If the array of samples is not of type np.int16, scale it before exporting.
Parameters:
filename (str): The name of the wav file to export the sound to.
"""
if type(samples) is not np.int16 or force:
# Take only the real component
real = np.real(self.samples)
# Scale the samples
scaled = np.int16((real * 32767.) / max(abs(real)))
# Write to the file
wavfile.write(filename, self.rate, scaled)
else:
wavfile.write(filename, self.rate, self.samples)
def __add__(self, other):
"""Combine the samples from two SoundWave objects.
Parameters:
other (SoundWave): An object containing the samples to add
to the samples contained in this object.
Returns:
(SoundWave): A new SoundWave instance with the combined samples.
Raises:
ValueError: if the two sample arrays are not the same length.
"""
# Check that rates are matching
if self.rate != other.rate:
raise ValueError("A and B are not the same length")
# Add together the samples to generate new sound
sums = self.samples + other.samples
# Return new sound as a SoundWave object
return SoundWave(self.rate, sums)
def __rshift__(self, other):
"""Concatentate the samples from two SoundWave objects.
Parameters:
other (SoundWave): An object containing the samples to concatenate
to the samples contained in this object.
Raises:
ValueError: if the two sample rates are not equal.
"""
# Check that rates are matching
if self.rate != other.rate:
raise ValueError("A and B are not the same length")
# Concatenate the samples to generate new sound
concat = np.concatenate((self.samples, other.samples))

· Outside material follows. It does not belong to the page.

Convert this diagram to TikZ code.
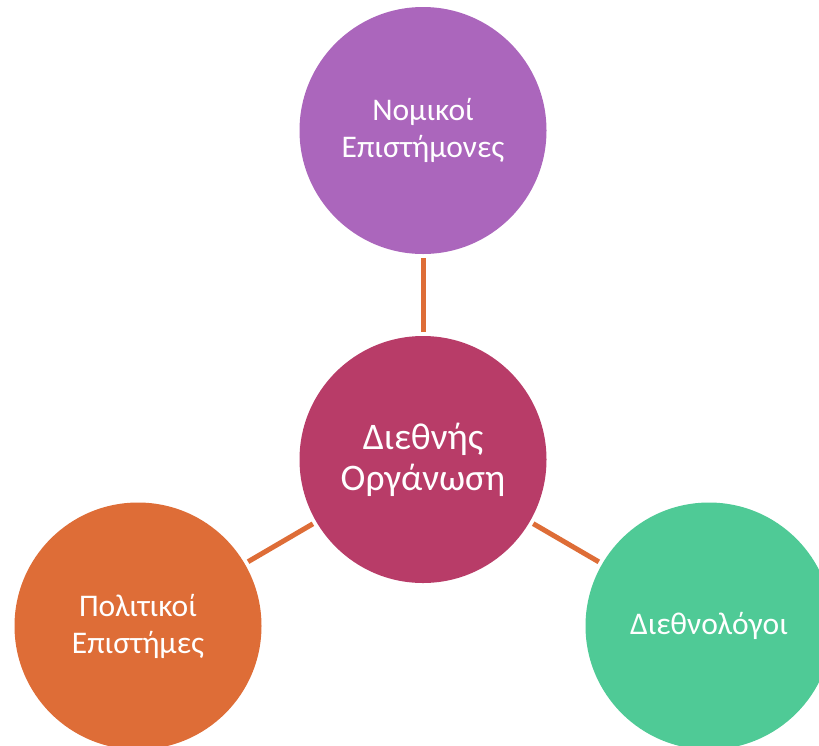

# Return new sound as a SoundWave object
return SoundWave(self.rate, concat)
def __mul__(self, other):
"""Convolve the samples from two SoundWave objects using circular convolution.
Parameters:
other (SoundWave): An object containing the samples to convolve
with the samples contained in this object.
Returns:
(SoundWave): A new SoundWave instance with the convolved samples.
Raises:
ValueError: if the two sample rates are not equal.
"""
n = len(self.samples)
m = len(other.samples)
# Check that rates are matching
if self.rate != other.rate:
raise ValueError("A and B are not the same length")
# Pad smaller array
if n < m:
pad = np.zeros(m-n)
self.samples = np.concatenate([self.samples, pad])
else:
pad = np.zeros(n-m)
other.samples = np.concatenate([other.samples, pad])
# Use 7.4 to compute convolution
convolve = fftpack.ifft(fftpack.fft(self.samples)*fftpack.fft(other.samples)).real
return SoundWave(self.rate, convolve)
def __pow__(self, other):
"""Convolve the samples from two SoundWave objects using linear convolution.
Parameters:
other (SoundWave): An object containing the samples to convolve
with the samples contained in this object.
Returns:
(SoundWave): A new SoundWave instance with the convolved samples.
Raises:
ValueError: if the two sample rates are not equal.
"""
# Check that rates are matching
if self.rate != other.rate:
raise ValueError("A and B are not the same length")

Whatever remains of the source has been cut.